Success in the “Fourth Industrial Revolution” will depend on developing future skills today.
More than 21 million jobs will be created worldwide in the next decade as a result of automation and artificial intelligence, says the Future Skills report by the British Council.
While some traditional jobs will disappear, “organisations and nations that act now to develop future skills and transform their workplaces will thrive,” according to the white paper released on Tuesday.
As a global trade and logistics hub, the UAE will see a “direct and visible” impact on its labour market from what is being called the Fourth Industrial Revolution.
Sectors that will see the highest job losses are expected to include everything from telemarketing and real estate to accounting and auditing.
The banking sector in the UAE has already seen many traditional jobs lost to automation, it notes.
According to a study by Oxford University, 47 per cent of current jobs could be automated in the next 20 years.
The losses will not be restricted to the private sector. A think tank in the United Kingdom estimates that a quarter of a million government jobs could disappear by 2033, to be replaced by robots.
The nature of the UAE economy, which relies heavily on international workers, means it will become increasingly diverse and global, meaning job-seeking Emiratis will compete not just with local expatriates but highly qualified workers applying from all over the world.

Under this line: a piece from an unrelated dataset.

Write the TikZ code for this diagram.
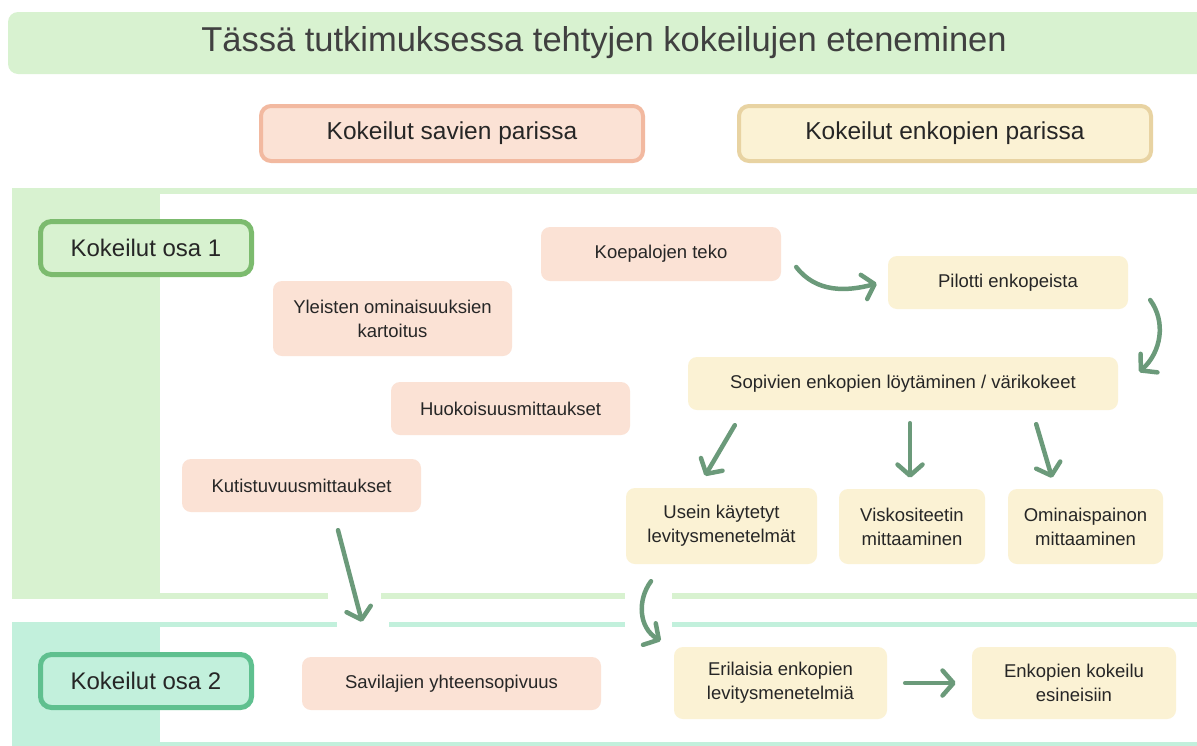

Those jobs will also demand a different skill set. A recent study by the Foundation of Young Australians found young people believed the amount of time they spend using science and mathematics would rise by 77 per cent and 44 per cent more time would be for critical thinking.
By contrast they believed that the need for management would fall by over a quarter. They also expected to go through 17 employers and five changes of career during their working lives.
Diversification will also become a priority for the UAE, with the share of the GDP from oil expected to fall to 20 per cent by 2021 and to zero in the next 50 years.